Tuesday, June 14, 2011

Slavery and Justice: What Brown University has taught me about Public History

John and I have often written posts for this blog describing what we feel to be good standards and examples of public history. I first questioned what public history meant in one of my first posts, and more recently, John added his thoughts about Sam Richard’s TED talk on empathy and how it relates to the field of public history.

In the post today, I want to add to that debate by discussing Brown University’s Steering Committee on Slavery and Justice. John recently turned me on to this, and while I still haven’t read the whole report (available in pdf), I’m really impressed by what I’ve read so far. For those of you who are not familiar with the report, I highly recommend it - it is very insightful. The Steering Committee on Slavery and Justice report documents Brown University’s public struggle with its historic foundations which, are tied inextricably to the economics of slavery and the slave trade. The committee’s report seeks to reconcile with Brown’s historic past and find where the present lives in the past.
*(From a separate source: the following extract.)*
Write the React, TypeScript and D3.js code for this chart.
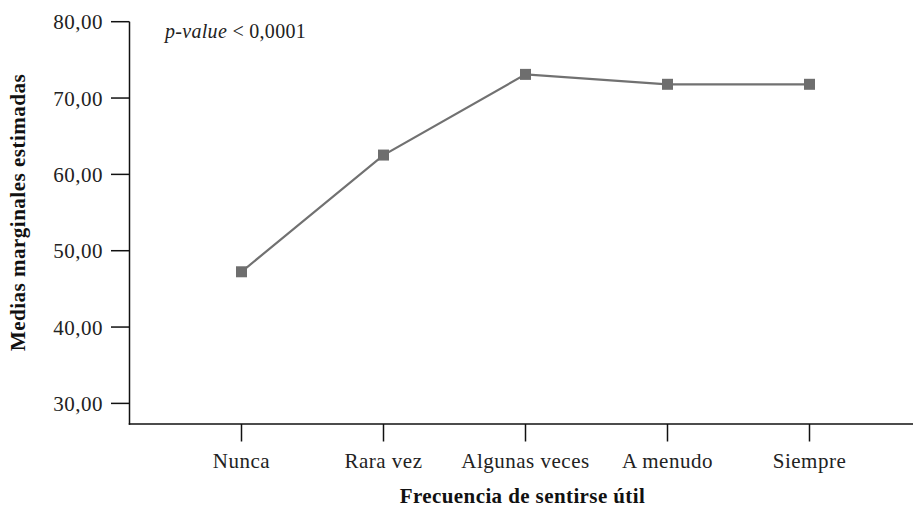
import React from "react";
import * as d3 from "d3";

const categories = ["Nunca", "Rara vez", "Algunas veces", "A menudo", "Siempre"];
const values = [47.24, 62.53, 73.1, 71.8, 71.8];
const yTicks = [30, 40, 50, 60, 70, 80];
const xTitle = "Frecuencia de sentirse útil";
const yTitle = "Medias marginales estimadas";

const W = 913;
const H = 508;
const SERIF = "'Liberation Serif', 'Times New Roman', serif";

export default function App() {
  const axisX = 129.5;
  const axisY = 424;
  const x = d3.scalePoint<string>().domain(categories).range([241.5, 809.5]);
  const y = d3.scaleLinear().domain([27.3, 80]).range([axisY, 21.7]);
  const fmt = (v: number) => d3.format(".2f")(v).replace(".", ",");
  const line = d3
    .line<number>()
    .x((_, i) => x(categories[i]) as number)
    .y((d) => y(d));
  const ms = 11;
  const lineColor = "#717171";

  return (
    <svg
      width={W}
      height={H}
      style={{ position: "absolute", left: 0, top: 0, background: "#fff" }}
      fontFamily={SERIF}
    >
      {/* y axis */}
      <line x1={axisX} x2={axisX} y1={y(80)} y2={axisY + 0.75} stroke="#111" strokeWidth={1.5} />
      {yTicks.map((t) => (
        <g key={t}>
          <line x1={111} x2={axisX} y1={y(t)} y2={y(t)} stroke="#111" strokeWidth={1.5} />
          <text
            x={103}
            y={y(t) + 7.5}
            textAnchor="end"
            fontSize={21}
            letterSpacing={0.5}
            fill="#222"
          >
            {fmt(t)}
          </text>
        </g>
      ))}
      {/* x axis */}
      <line x1={axisX - 0.75} x2={W} y1={axisY} y2={axisY} stroke="#111" strokeWidth={1.5} />
      {categories.map((c) => (
        <g key={c}>
          <line x1={x(c)} x2={x(c)} y1={axisY} y2={axisY + 17.5} stroke="#111" strokeWidth={1.5} />
          <text
            x={x(c)}
            y={468}
            textAnchor="middle"
            fontSize={21}
            letterSpacing={0.5}
            fill="#222"
          >
            {c}
          </text>
        </g>
      ))}
      {/* titles */}
      <text
        x={(399 + 646) / 2}
        y={503}
        textAnchor="middle"
        fontSize={21}
        fontWeight="bold"
        letterSpacing={0.4}
        fill="#111"
      >
        {xTitle}
      </text>
      <text
        transform={`translate(25,212.5) rotate(-90)`}
        textAnchor="middle"
        fontSize={21}
        fontWeight="bold"
        letterSpacing={0.5}
        fill="#111"
      >
        {yTitle}
      </text>
      {/* p-value */}
      <text x={165} y={38} fontSize={20} letterSpacing={0.3} fill="#222">
        <tspan fontStyle="italic">p-value</tspan>
        <tspan>{" < 0,0001"}</tspan>
      </text>
      {/* line */}
      <path d={line(values) || ""} fill="none" stroke={lineColor} strokeWidth={2.2} />
      {values.map((v, i) => (
        <rect
          key={categories[i]}
          x={(x(categories[i]) as number) - ms / 2}
          y={y(v) - ms / 2}
          width={ms}
          height={ms}
          fill="#6e6e6e"
        />
      ))}
    </svg>
  );
}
The report seeks to answer the question:
How are we, as members of the Brown community, as Rhode Islanders, and as citizens and residents of the United States, to make sense of our complex history? How do we reconcile those elements of our past that are gracious and honorable with those that provoke grief and horror? What responsibilities, if any, rest upon us in the present as inheritors of this mixed legacy? The Brown University Steering Committee on Slavery and Justice represents one institution’s confrontation with these questions.

The Steering Committee is doing public history. It asks people to consider, “What does our history mean to us today?” and, “What should we do about the parts of the past that aren’t so honorable?” The goals of the committee were not only to present the, “University’s historic entanglement with slavery and the slaver trade and to report the findings openly and truthfully,” but also to, “reflect on the meaning of this history in the present, on the complex historical, political, legal, and moral questions posed by any present day confrontation with past injustice.” The committee’s goals were to acknowledge the past, and recognizing that it can’t be changed, ask and foster the debate today on what could be done going forward. The committee is actively engaging the community and the country with the past, and what it means to us today. It’s practicing public/civic engagement. As the president of the University stated, it was, “an effort designed to involve the campus community in a discovery of the meaning of our past…Understanding our history and suggesting how the full truth of that history can be incorporated into our common traditions will not be easy. But, then it doesn’t have to be.”

Why would an institution do this, you might ask? What does it accomplish? Why open chapters of the past that are controversial and painful? Brown University faced the same questions while undergoing this project. Their answer was simple – “Brown is a University.” Even today, the institution recognized that it was part of that past, it was a descendent of that past, and that it was forever connected to that past. Historically and morally, Brown is forever connected to its history and slavery.

Reading the first half of the report, I’ve loved every minute of it. It’s great public history. Along with fostering empathy, this is where public history needs to be headed. Brown University becomes human through the report. The institution, struggles with difficult problems, and they are the first to admit, that they don’t necessarily have all the answers – none of us do. Hopefully, by engaging the community and greater public, they can foster a discussion, that while it may never furnish the perfect answer, it might at least encourage debate and maybe a consensus.

Brown University image courtesy of Brown University Library via Wikipedia. "Am I not a man..." courtesy of LoC.


  1. While we may applaud Brown for its approach to the past, we must also be mindful of our own connections to slavery in the present. Many of the products that we consume, from out iPods to our shirts, are produced through slave labor, or the near equivalent. Much like many Northerners before the Civil War, we consume goods without being aware of how they were produced (or how their precursors were produced). I am all for applauding Brown for confronting its past, but we should also be mindful that we need to confront our present (for instance, the fact that I can afford the computer that I use to make this comment rests upon that fact that there are thousands of Chinese workers in near slavery making the components, as well as thousands of South Asians in India and Bangladesh breaking down discarded electronics at great personal hazard, which in turn renders the price of the recycled metals for the Chinese to assemble affordable).

  2. doubleshotcanister,

    Thanks for stopping by. Your comment definitely raises some interesting ideas to think about - I'll be addressing them in a future post this Tuesday.